12. A method of testing a microelectronic element having terminal structures comprising:

(a) engaging the terminal structures of the microelectronic element with posts projecting from a flexible dielectric substrate while the substrate is supported above a fixture body by a plurality of support elements offset from said posts so that at least some portions of the dielectric substrate deform; and

(b) testing the microelectronic element by transmitting signals, power or both to or from the microelectronic element through the engaged posts and terminal structures.

13. The method as claimed in claim 12 further comprising disengaging the terminal structures from the posts.

14. The method as claimed in claim 14 further comprising repeating the engaging, testing and disengaging steps using different microelectronic elements and the same posts, substrate and body.

15. The method as claimed in claim 12 wherein said terminal structures of said microelectronic element include solder masses.

16. The method as claimed in claim 12 wherein said terminal structures of said microelectronic element include a land grid array.

17. The method as claimed in claim 12 wherein said terminal structures of said microelectronic element include a ball grid array.

18. The method as claimed in claim 12 wherein said terminal structures are nominally coplanar with one another, and wherein deformation of said substrate at least partially compensates for deviation from coplanarity of said terminal structures.
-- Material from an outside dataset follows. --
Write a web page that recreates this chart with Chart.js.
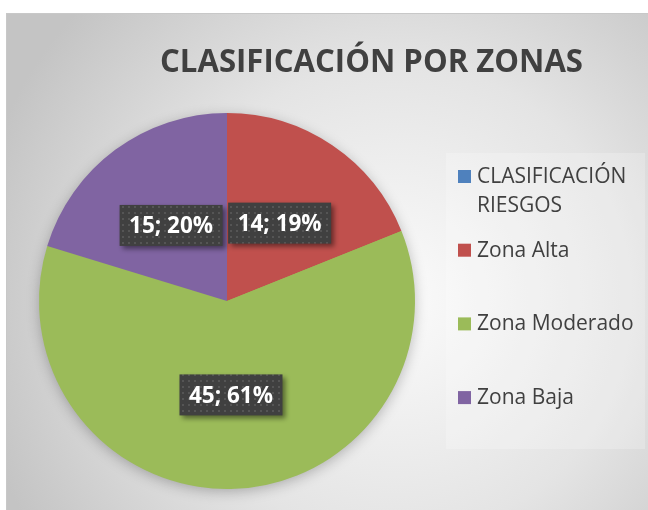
<!DOCTYPE html>
<html>
<head>
<meta charset="utf-8">
<script src="https://cdn.jsdelivr.net/npm/chart.js@4.4.1/dist/chart.umd.min.js"></script>
<style>
  html,body{margin:0;padding:0;background:#fff}
  #wrap{width:648px;height:510px}
</style>
</head>
<body>
<div id="wrap"><canvas id="pie" width="648" height="510"></canvas></div>
<script>
/* ── Data ── */
const categories=['CLASIFICACIÓN RIESGOS','Zona Alta','Zona Moderado','Zona Baja'];
const values=[0,14,45,15];
const sliceColors=['#4f81bd','#c0504d','#9bbb59','#8064a2'];
const chartTitle='CLASIFICACIÓN POR ZONAS';

const TEXT='#404040';
const FONT='"Open Sans", "Liberation Sans", sans-serif';
const total=values.reduce((a,b)=>a+b,0);

/* dotted fill for the data label boxes */
function dotPattern(ctx){
  const c=document.createElement('canvas');
  c.width=6;c.height=6;
  const g=c.getContext('2d');
  g.fillStyle='#404040';g.fillRect(0,0,6,6);
  g.fillStyle='#555555';g.fillRect(2,2,2,2);
  return ctx.createPattern(c,'repeat');
}

/* ── Background panel + title ── */
const panelBg={
  id:'panelBg',
  beforeDraw(chart){
    const ctx=chart.ctx;
    ctx.save();
    ctx.fillStyle='#fff';
    ctx.fillRect(0,0,chart.width,chart.height);
    const g=ctx.createRadialGradient(395,300,0,395,300,430);
    g.addColorStop(0,'#fbfbfb');
    g.addColorStop(0.55,'#e4e4e4');
    g.addColorStop(1,'#c4c4c4');
    ctx.fillStyle=g;
    ctx.fillRect(7,14,641,496);
    ctx.strokeStyle='#c8c8c8';ctx.lineWidth=1;
    ctx.strokeRect(6.5,13.5,642,497);
    // legend backing
    ctx.fillStyle='rgba(255,255,255,0.22)';
    ctx.fillRect(446,153,199,296);
    // title
    ctx.fillStyle=TEXT;
    ctx.font='bold 32px '+FONT;
    ctx.textAlign='center';ctx.textBaseline='alphabetic';
    ctx.fillText(chartTitle,371.5,72,423);
    ctx.restore();
  }
};

/* ── Soft shadow under the pie ── */
const pieShadow={
  id:'pieShadow',
  beforeDatasetsDraw(chart){
    const arc=chart.getDatasetMeta(0).data[0];
    if(!arc)return;
    const ctx=chart.ctx;
    ctx.save();
    ctx.shadowColor='rgba(0,0,0,0.28)';
    ctx.shadowBlur=14;ctx.shadowOffsetY=3;
    ctx.fillStyle='#9bbb59';
    ctx.beginPath();
    ctx.arc(arc.x,arc.y,arc.outerRadius-1,0,Math.PI*2);
    ctx.fill();
    ctx.restore();
  }
};

/* ── "value; pct" boxes ── */
const boxLabels={
  id:'boxLabels',
  afterDatasetsDraw(chart){
    const ctx=chart.ctx;
    const meta=chart.getDatasetMeta(0);
    const pat=dotPattern(ctx);
    ctx.save();
    ctx.font='bold 22.5px '+FONT;
    meta.data.forEach((arc,i)=>{
      const v=values[i];
      if(!v)return;
      const txt=v+'; '+Math.round(v/total*100)+'%';
      const p=arc.getCenterPoint();
      const w=ctx.measureText(txt).width+19,h=41;
      const x=p.x-w/2,y=p.y-h/2;
      ctx.save();
      ctx.shadowColor='rgba(0,0,0,0.45)';
      ctx.shadowBlur=5;ctx.shadowOffsetX=3;ctx.shadowOffsetY=3;
      ctx.fillStyle=pat;
      ctx.fillRect(x,y,w,h);
      ctx.restore();
      ctx.fillStyle='#fff';
      ctx.textAlign='center';ctx.textBaseline='alphabetic';
      ctx.fillText(txt,p.x,p.y+8);
    });
    ctx.restore();
  }
};

/* ── Legend on the right, wraps long names ── */
const sideLegend={
  id:'sideLegend',
  afterDraw(chart){
    const ctx=chart.ctx;
    ctx.save();
    ctx.font='21px '+FONT;
    ctx.textAlign='left';ctx.textBaseline='alphabetic';
    const x0=458,tx=477,maxW=162,top=183,step=73.7,lh=29;
    categories.forEach((name,i)=>{
      const words=name.split(' ');
      const lines=[];let cur='';
      words.forEach(wd=>{
        const t=cur?cur+' '+wd:wd;
        if(ctx.measureText(t).width>maxW&&cur){lines.push(cur);cur=wd;}
        else cur=t;
      });
      lines.push(cur);
      const by=top+i*step;
      ctx.fillStyle=sliceColors[i];
      ctx.fillRect(x0,by-13,13,13);
      ctx.fillStyle=TEXT;
      lines.forEach((ln,j)=>ctx.fillText(ln,tx,by+j*lh));
    });
    ctx.restore();
  }
};

new Chart(document.getElementById('pie'),{
  type:'pie',
  data:{
    labels:categories,
    datasets:[{
      data:values,
      backgroundColor:sliceColors,
      borderWidth:0
    }]
  },
  options:{
    responsive:false,
    animation:false,
    devicePixelRatio:1,
    layout:{padding:{left:39,right:233,top:113,bottom:21}},
    plugins:{legend:{display:false},tooltip:{enabled:false},title:{display:false}}
  },
  plugins:[panelBg,pieShadow,boxLabels,sideLegend]
});
</script>
</body>
</html>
19. The method as claimed in claim 12 wherein said posts project in a projection direction from said substrate and said engaging step includes moving said microelectronic element toward said substrate with a component of motion in a direction opposite to said projection direction.

20. The method as claimed in claim 19 wherein deformation of said substrate allows at least some of said posts to tilt during said engaging step so that tips of such posts move in lateral directions transverse to said projection direction and said tips wipe said terminal structures during said engaging step.